The team’s reported productivity increase—5.9 times higher than traditional methods—reflects fabrication speed rather than full system-level economics. Long-term durability, integration with hydrogen separation and storage systems, and lifecycle cost analysis will ultimately determine the commercial impact. Moreover, while patent filings are underway and the results have been peer-reviewed (Journal of Materials Chemistry A, Impact Factor 10.7), industrial validation is still pending.
The move toward large-area, scalable PEC systems is gaining urgency as nations pursue hydrogen strategies linked to net-zero targets. Yet, the sector remains fragmented, with commercial electrolysis via renewable electricity—particularly PEM and alkaline systems—capturing the bulk of investment and policy support. Innovations like KIMM’s may help diversify the hydrogen production toolkit, especially for regions with strong solar resources and limited grid capacity.
Standardization and manufacturability are the next hurdles. The development of reproducible, low-cost fabrication routes for oxide semiconductors like BiVO₄ could unlock new deployment models—such as modular PEC panels co-located with water treatment or solar farms.
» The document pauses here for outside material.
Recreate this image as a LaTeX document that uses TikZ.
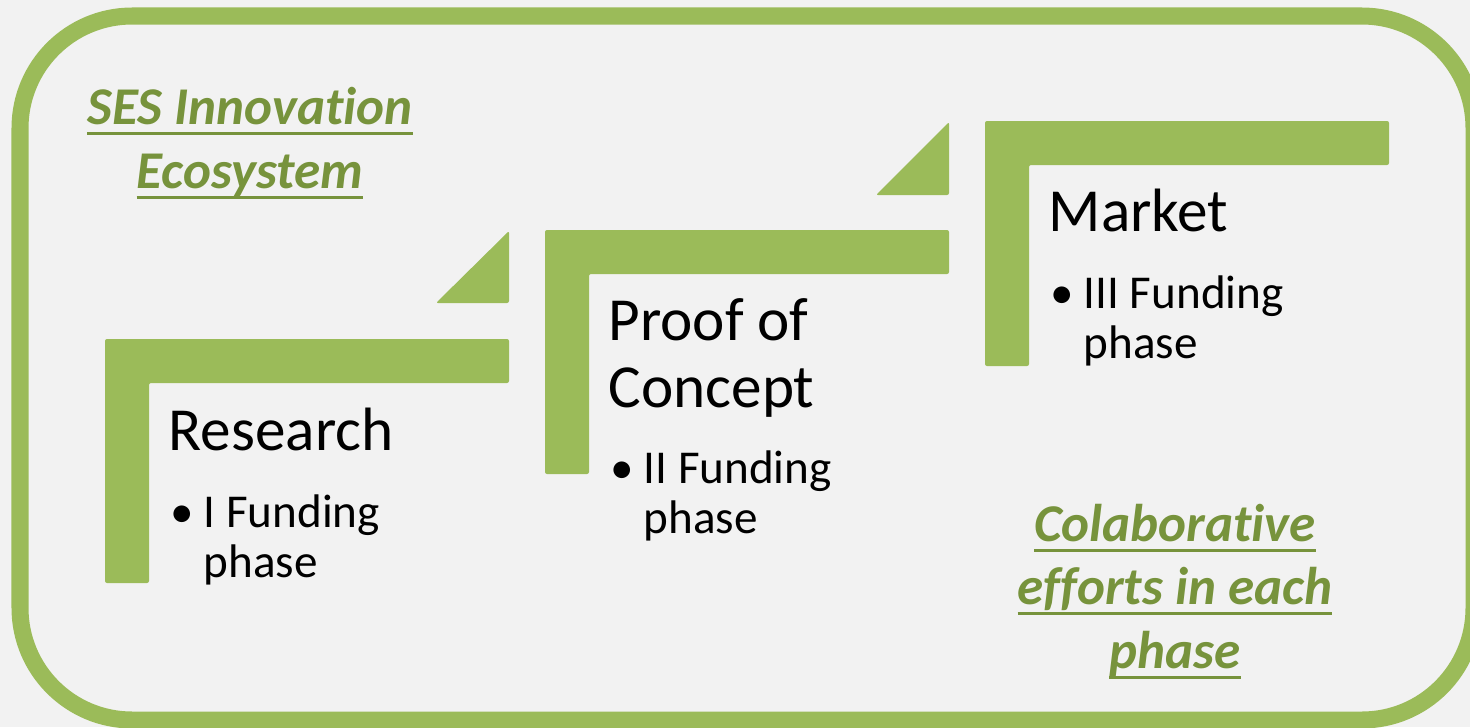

The scalability of KIMM’s approach will depend on its compatibility with roll-to-roll or batch coating systems, and its ability to maintain efficiency across environmental variables.
If successfully commercialized, the technique could shift the balance in solar hydrogen economics by reducing capital expenditures linked to photoanode fabrication—a non-trivial share of overall system cost. With mounting interest in “green hydrogen” from policymakers and corporate buyers, especially under evolving EU and Korean clean hydrogen certification frameworks, KIMM’s contribution adds a credible pathway to cost-competitive, sunlight-driven hydrogen generation.